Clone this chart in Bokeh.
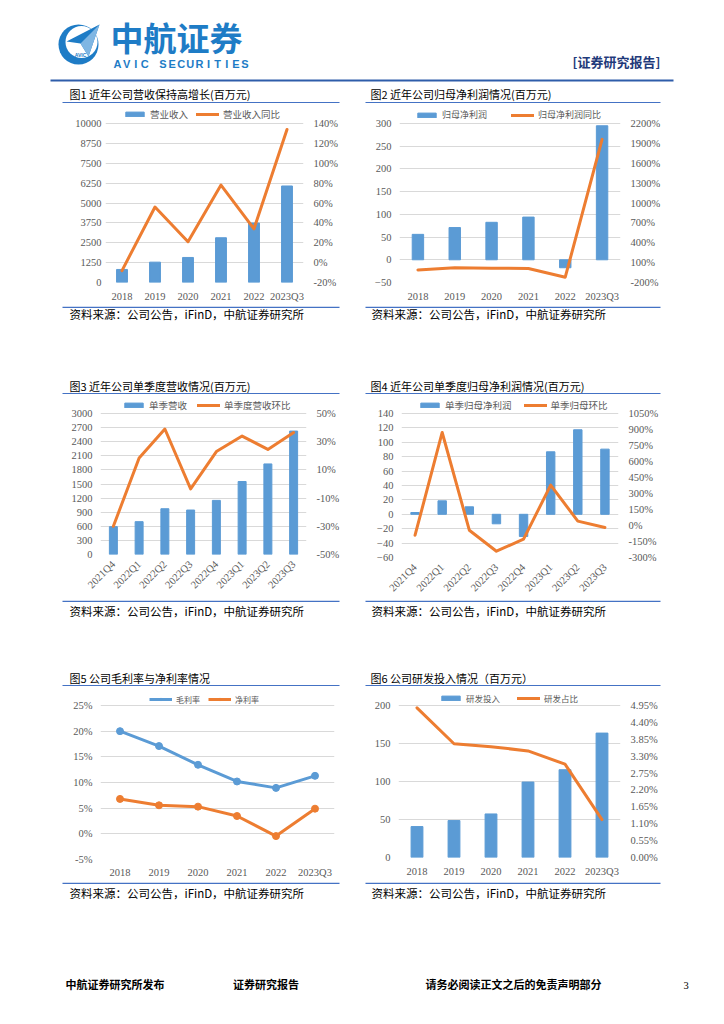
import math
from bokeh.plotting import figure
from bokeh.models import (ColumnDataSource, LinearAxis, Range1d, FactorRange, Legend, LegendItem,
                          Spacer, FixedTicker, PrintfTickFormatter)
from bokeh.layouts import column, row
from bokeh.embed import file_html
from bokeh.resources import INLINE
from bokeh.core.properties import value

# ---------------- data ----------------
years = ["2018", "2019", "2020", "2021", "2022", "2023Q3"]
revenue = [820, 1280, 1575, 2815, 3740, 6070]
revenue_yoy = [-8, 56, 21, 78, 34, 134]
net_profit = [56, 71, 82.5, 94, -17.5, 295]
net_profit_yoy = [-10, 22, 16, 12, -120, 1960]

quarters = ["2021Q4", "2022Q1", "2022Q2", "2022Q3", "2022Q4", "2023Q1", "2023Q2", "2023Q3"]
q_revenue = [593, 699, 974, 946, 1151, 1553, 1927, 2626]
q_revenue_qoq = [-30, 18.5, 39, -3.5, 23, 34, 24.5, 36.5]
q_profit = [2.5, 18.7, 10.4, -13.2, -30.8, 86.8, 117.4, 90.5]
q_profit_qoq = [-91, 872, -44, -241, -128, 378, 41, -19]

gross_margin = [20.0, 17.1, 13.45, 10.2, 8.95, 11.3]
net_margin = [6.8, 5.56, 5.3, 3.47, -0.44, 4.9]

rd_expense = [40.7, 48.6, 57.3, 99.3, 115.5, 163.7]
rd_ratio = [4.875, 3.705, 3.61, 3.47, 3.04, 1.235]

titles = ["图1  近年公司营收保持高增长(百万元)", "图2  近年公司归母净利润情况(百万元)",
          "图3  近年公司单季度营收情况(百万元)", "图4  近年公司单季度归母净利润情况(百万元)",
          "图5  公司毛利率与净利率情况", "图6  公司研发投入情况（百万元）"]
source_text = "资料来源：公司公告，iFinD，中航证券研究所"
footer_texts = ["中航证券研究所发布", "证券研究报告", "请务必阅读正文之后的免责声明部分"]
brand_cn = "中航证券"
brand_en = "AVIC SECURITIES"
report_tag = "[证券研究报告]"

BLUE = "#5B9BD5"
ORANGE = "#ED7D31"
GRID = "#D9D9D9"
TXT = "#595959"
LINEBLUE = "#4472C4"
CJK = "Noto Sans CJK SC"
NUM = "Liberation Serif"
LOGO = "#1E7CC6"
EXTRA = 18  # px of empty frame above the top gridline, used for the legend


def style_axis(ax, size="10.5px", standoff=8):
    ax.axis_line_color = None
    ax.major_tick_line_color = None
    ax.minor_tick_line_color = None
    ax.major_tick_out = 0
    ax.major_tick_in = 0
    ax.minor_tick_out = 0
    ax.minor_tick_in = 0
    ax.major_label_text_color = TXT
    ax.major_label_text_font = NUM
    ax.major_label_text_font_size = size
    ax.major_label_standoff = standoff


def ext(lo, hi, fh):
    return Range1d(lo, hi + (hi - lo) * EXTRA / fh)


def base_fig(cats, yl, lticks, fw, fh, bl, br, bt, bb, lfmt=None, lstand=8, xstand=8, rot=False):
    p = figure(x_range=FactorRange(*cats), y_range=ext(yl[0], yl[1], fh),
               frame_width=fw, frame_height=fh + EXTRA,
               output_backend="svg", toolbar_location=None,
               min_border_left=bl, min_border_right=br, min_border_top=bt - EXTRA,
               min_border_bottom=bb)
    p.outline_line_color = None
    p.xgrid.visible = False
    p.ygrid.ticker = FixedTicker(ticks=lticks)
    p.ygrid.grid_line_color = GRID
    p.yaxis.ticker = FixedTicker(ticks=lticks)
    if lfmt is not None:
        p.yaxis.formatter = lfmt
    style_axis(p.yaxis[0], standoff=lstand)
    style_axis(p.xaxis[0], standoff=xstand)
    if rot:
        p.xaxis.major_label_orientation = math.pi / 4
    return p


def add_right(p, yr, rticks, rfmt, fh):
    p.extra_y_ranges = {"r": ext(yr[0], yr[1], fh)}
    ax = LinearAxis(y_range_name="r", ticker=FixedTicker(ticks=rticks), formatter=rfmt)
    style_axis(ax, standoff=10)
    p.add_layout(ax, "right")


def add_legend(p, items, fs, spacing, loc):
    leg = Legend(items=items, orientation="horizontal", location=loc,
                 border_line_color=None, background_fill_alpha=0,
                 label_text_font=CJK, label_text_font_size=fs, label_text_color=TXT,
                 glyph_width=23, glyph_height=6, label_height=12, label_standoff=4,
                 spacing=spacing, padding=1, margin=0)
    p.add_layout(leg, "center")


def bar_line(cats, bars, line, bname, lname, yl, lticks, yr, rticks, rfmt, fw, fh, bl, br, bt, bb,
             fs, spacing, lx, ly, bw=0.32, lstand=8, rot=False):
    p = base_fig(cats, yl, lticks, fw, fh, bl, br, bt, bb, lstand=lstand, rot=rot)
    add_right(p, yr, rticks, rfmt, fh)
    src = ColumnDataSource(dict(x=cats, b=bars, l=line))
    vb = p.vbar(x="x", top="b", width=bw, source=src, fill_color=BLUE, line_color=BLUE)
    ln = p.line(x="x", y="l", source=src, y_range_name="r", line_color=ORANGE, line_width=3,
                line_join="round", line_cap="round")
    add_legend(p, [LegendItem(label=bname, renderers=[vb]), LegendItem(label=lname, renderers=[ln])],
               fs, spacing, (lx, fh + ly))
    return p


def deco_fig(h):
    p = figure(width=708, height=h, x_range=Range1d(0, 708), y_range=Range1d(0, h),
               output_backend="svg", toolbar_location=None, min_border=0,
               x_axis_location=None, y_axis_location=None)
    p.grid.visible = False
    p.outline_line_color = None
    return p


def title_strip(tl, tr, h, ty):
    p = deco_fig(h)
    p.text(x=[61, 362], y=[ty, ty], text=[tl, tr], text_font=value(CJK), text_font_size="11px",
           text_color="#000000", text_baseline="middle")
    p.segment(x0=[54, 357], y0=[0.8, 0.8], x1=[331, 652], y1=[0.8, 0.8],
              line_color=LINEBLUE, line_width=1.5)
    return p


def source_strip(h, ty):
    p = deco_fig(h)
    p.text(x=[61, 363], y=[ty, ty], text=[source_text, source_text], text_font=value(CJK),
           text_font_size="11.5px", text_color="#000000", text_baseline="middle")
    p.segment(x0=[54, 357], y0=[h - 0.8, h - 0.8], x1=[331, 652], y1=[h - 0.8, h - 0.8],
              line_color=LINEBLUE, line_width=1.5)
    return p


pct = PrintfTickFormatter(format="%d%%")

# ---------------- charts ----------------
c1 = bar_line(years, revenue, revenue_yoy, "营业收入", "营业收入同比",
              (0, 10000), list(range(0, 10001, 1250)), (-20, 140), list(range(-20, 141, 20)), pct,
              198, 159, 43, 36, 20, 24, "9.5px", 8, 18, 2, bw=0.33, lstand=4)
c2 = bar_line(years, net_profit, net_profit_yoy, "归母净利润", "归母净利润同比",
              (-50, 300), list(range(-50, 301, 50)), (-200, 2200), list(range(-200, 2201, 300)), pct,
              221, 159, 33, 41, 20, 24, "9px", 24, 16, 2, bw=0.31)
c3 = bar_line(quarters, q_revenue, q_revenue_qoq, "单季营收", "单季度营收环比",
              (0, 3000), list(range(0, 3001, 300)), (-50, 50), list(range(-50, 51, 20)), pct,
              206, 141, 38, 33, 19, 44, "9.5px", 10, 22, 1, bw=0.31, rot=True)
c4 = bar_line(quarters, q_profit, q_profit_qoq, "单季归母净利润", "单季归母环比",
              (-60, 140), list(range(-60, 141, 20)), (-300, 1050), list(range(-300, 1051, 150)), pct,
              217, 144, 33, 45, 19, 41, "9.5px", 12, 17, 1, bw=0.31, rot=True)

c5 = base_fig(years, (-5, 25), list(range(-5, 26, 5)), 234, 154, 38, 5, 19, 23, lfmt=pct, xstand=7)
s5 = ColumnDataSource(dict(x=years, g=gross_margin, n=net_margin))
g_line = c5.line(x="x", y="g", source=s5, line_color=BLUE, line_width=3, line_join="round")
g_pts = c5.scatter(x="x", y="g", source=s5, size=7, fill_color=BLUE, line_color=BLUE)
n_line = c5.line(x="x", y="n", source=s5, line_color=ORANGE, line_width=3, line_join="round")
n_pts = c5.scatter(x="x", y="n", source=s5, size=7, fill_color=ORANGE, line_color=ORANGE)
add_legend(c5, [LegendItem(label="毛利率", renderers=[g_line, g_pts]),
                LegendItem(label="净利率", renderers=[n_line, n_pts])], "8px", 8, (49, 154))

c6 = bar_line(years, rd_expense, rd_ratio, "研发投入", "研发占比",
              (0, 200), list(range(0, 201, 50)), (0, 4.95), [round(0.55 * i, 2) for i in range(10)],
              PrintfTickFormatter(format="%.2f%%"),
              222, 152, 33, 40, 19, 25, "8.5px", 17, 41, 1, bw=0.32)

# ---------------- header ----------------
hdr = deco_fig(78)
hdr.circle(x=[70], y=[42], radius=20, fill_color=LOGO, line_color=None)
hdr.circle(x=[73], y=[44.5], radius=16, fill_color="white", line_color=None)
hdr.patch(x=[91, 58, 72, 80], y=[62, 45, 43, 30], fill_color=LOGO, line_color=None)
hdr.patch(x=[91, 72, 80], y=[62, 43, 30], fill_color="#7FB6E3", line_color=None)
hdr.text(x=[72], y=[32], text=["AVIC"], text_font=value("Liberation Sans"), text_font_size="5px",
         text_color=LOGO, text_align="center", text_baseline="middle", text_font_style="bold")
hdr.text(x=[102], y=[50], text=[brand_cn], text_font=value(CJK), text_font_size="33px",
         text_font_style="bold", text_color=LOGO, text_baseline="middle")
en_chars = list(brand_en)
hdr.text(x=[109 + 9.1 * i for i in range(len(en_chars))], y=[22.5] * len(en_chars), text=en_chars,
         text_font=value("Liberation Sans"), text_font_size="11px", text_font_style="bold",
         text_color=LOGO, text_baseline="middle", text_align="center")
hdr.text(x=[564], y=[25.5], text=[report_tag], text_font=value(CJK), text_font_size="13px",
         text_font_style="bold", text_color="#1F3A7A", text_baseline="middle")
hdr.segment(x0=[42], y0=[6], x1=[665], y1=[6], line_color="#2E5DAA", line_width=2)

# ---------------- footer ----------------
ftr = deco_fig(28)
ftr.text(x=[57, 224.5, 417], y=[14.5, 14.5, 14.5], text=footer_texts,
         text_font=value(CJK), text_font_size="11px", text_font_style="bold",
         text_color="#000000", text_baseline="middle")
ftr.text(x=[675], y=[13.5], text=["3"], text_font=value(NUM), text_font_size="10.5px",
         text_color="#000000", text_baseline="middle")


def chart_row(a, b):
    return row(Spacer(width=54, height=4), a, Spacer(width=26, height=4), b, spacing=0)


body = column(
    Spacer(width=10, height=8),
    hdr,
    title_strip(titles[0], titles[1], 17, 9.5),
    chart_row(c1, c2),
    source_strip(18, 11),
    Spacer(width=10, height=52),
    title_strip(titles[2], titles[3], 18, 9),
    chart_row(c3, c4),
    source_strip(18, 8),
    Spacer(width=10, height=50),
    title_strip(titles[4], titles[5], 18, 9),
    chart_row(c5, c6),
    source_strip(18, 8),
    Spacer(width=10, height=70),
    ftr,
    spacing=0)
page = row(Spacer(width=8, height=10), body, spacing=0)

open("out.html", "w").write(file_html(page, INLINE))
· · · ·
*Request:* Restate exactly, please, only the lines between the start of the data and the line containing "from bokeh.core.properties import value", both ends included, skipping the pictures.

*Output for this exercise:*
Clone this chart in Bokeh.
import math
from bokeh.plotting import figure
from bokeh.models import (ColumnDataSource, LinearAxis, Range1d, FactorRange, Legend, LegendItem,
                          Spacer, FixedTicker, PrintfTickFormatter)
from bokeh.layouts import column, row
from bokeh.embed import file_html
from bokeh.resources import INLINE
from bokeh.core.properties import value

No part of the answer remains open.